脳の機能的な問題により、物事のとらえ方や行動のパターン、コミュニケーションなどに違いが存在し、それによって日常生活に支障をきたす状態です。
発達障害には、知的障害、自閉スペクトラム障害、注意欠如・多動性障害、学習障害、協調運動障害、チック症、吃音などが含まれます。同じ障害名でも特性の現れ方が異なったり、精神疾患も同時に持っていることがあります。
<代表的な発達障害>
自閉スペクトラム障害
他者とのコミュニケーションに困難が生じます。目を合わせる、表情に表す、表情から読み取る、他者の気持ちを汲み取る、状況や話の流れを読み取るなど、良好なコミュニケーションを取るために必要な様々なスキルを身に着けたり、活用することが困難なために人づきあいで困ってしまいます。
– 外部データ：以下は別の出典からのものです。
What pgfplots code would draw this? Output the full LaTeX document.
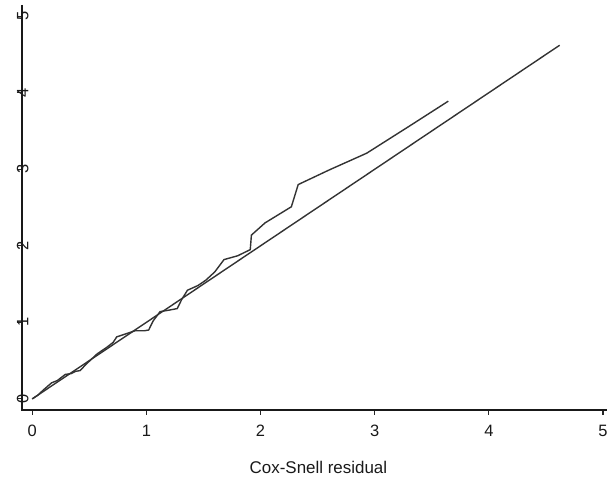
\documentclass[border=0pt]{standalone}
\usepackage{pgfplots}
\pgfplotsset{compat=1.18}
\usepackage{fontspec}
\setmainfont{Liberation Sans}
\usetikzlibrary{calc}
\begin{document}
\begin{tikzpicture}
\begin{axis}[
  scale only axis,
  width=585bp, height=404.5bp,
  xmin=-0.092, xmax=5.035,
  ymin=-0.141, ymax=5.146,
  axis lines=left,
  axis line style={-, line width=1.6bp, black!90},
  xtick={0,1,2,3,4,5}, ytick={0,1,2,3,4,5},
  tick align=outside,
  major tick length=5bp,
  tick style={line width=1.1bp, black!85},
  /pgf/number format/assume math mode=true,
  tick label style={font=\fontsize{16.5}{16.5}\selectfont, text=black!90},
  xticklabel style={anchor=north, yshift=-7bp},
  yticklabel style={anchor=center, xshift=6bp, rotate=90},
  xlabel={Cox-Snell residual},
  xlabel style={font=\fontsize{17}{17}\selectfont, text=black!90, at={(axis description cs:0.507,0)}, anchor=center, yshift=-58bp},
  clip=false,
]
\addplot[line width=1.6bp, black!90, forget plot] coordinates {(-0.092,5.146) (-0.092,-0.141) (5.035,-0.141)};
\addplot[line width=1.4bp, black!80] coordinates {(0,0) (4.62,4.62)};
\addplot[line width=1.4bp, black!80] coordinates {
(0.00,0.00) (0.05,0.05) (0.10,0.12) (0.17,0.21) (0.22,0.24) (0.29,0.32)
(0.34,0.33) (0.38,0.36) (0.42,0.37) (0.47,0.45) (0.57,0.59) (0.65,0.67)
(0.71,0.74) (0.74,0.81) (0.80,0.84) (0.90,0.89) (0.98,0.89) (1.02,0.90)
(1.06,1.02) (1.12,1.14) (1.20,1.16) (1.27,1.18) (1.31,1.30) (1.36,1.42)
(1.45,1.48) (1.52,1.55) (1.60,1.66) (1.68,1.82) (1.80,1.87) (1.91,1.95)
(1.92,2.14) (2.04,2.30) (2.27,2.51) (2.33,2.80) (2.60,2.99) (2.93,3.21)
(3.30,3.56) (3.645,3.89)};
\coordinate (bl) at (rel axis cs:0,0);
\coordinate (tr) at (rel axis cs:1,1);
\end{axis}
\pgfresetboundingbox
\useasboundingbox ($(bl)+(-21.7bp,-69.5bp)$) rectangle ($(tr)+(0bp,5bp)$);
\end{tikzpicture}
\end{document}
また、こだわりが強かったり、興味の対象が限られていたり、感覚の過敏さ(あるいは鈍感さ)もあります。それらによって、環境に合わせることが困難であったり、日常生活に支障をきたしてしまいます。
注意欠如・多動性障害(ADHD)
持ち物の管理ができない、時間の管理ができない、物事に順序だてて取り組むことができない、つい先延ばしにしてしまう、一つのことに集中し続けることができないなどが不注意とよばれる症状です。じっとしていることができない、のんびりと過ごすことができない、いつも身体のどこかを動かしてしまう、しゃべりすぎる、思ったことをすぐに行動にうつしたり口に出してしまうなどが多動・衝動とよばれる症状です。
小さい頃は多動・衝動が優勢と言われています。年齢が上がるにつれて、段々と収まり、不注意の症状が日常生活では目立ってくることが多いと言われています。また、多動・衝動の症状がないタイプや不注意の症状がないタイプもあります。
学習障害
全般的な知的発達には問題がないのに、読む、書く、計算するなどの特定の学習のみに困難が認められる状態です。例えば、会話は問題なくできるのに、読むことだけが困難であったり、書くとなると難しいなど、特定のことだけが年齢相応に行えません。
<発達障害の治療>
自閉スペクトラム症を直接治療する方法は現状ありません。抑うつ気分や不安、イライラなどの情緒の問題や不眠などの問題があれば、薬物療法が用いられます。コミュニケーションの困難やこだわりなどについては特性として自己理解を深めるとともに、周囲の理解と協力を得ながら、本人にとって過ごしやすい環境を少しでも整えていくことを目指します。
ADHDには治療薬があります。いくつかの薬剤があり、その人に合った薬剤を選択、調整していきます。基本的に内服を止めてしまうと、特性に由来する困りごとが再燃してしまいます。また、薬物療法だけでなく、自己理解や周囲の理解もとても重要です。その人それぞれに実際の生活上で生じる困難は異なりますので、本人に合った工夫、補い方を見つけて、生活を少しでも送りやすくしていくことを目指します。
学習障害を直接治療する方法は現状ありません。苦手な領域に合わせて、本人が少しでも学習しやすいような工夫をとったり、音声教材やパソコンなどのデジタル機器を用いて学習を支援したり、生活上の困難をできるだけ補えるようになることを目指します。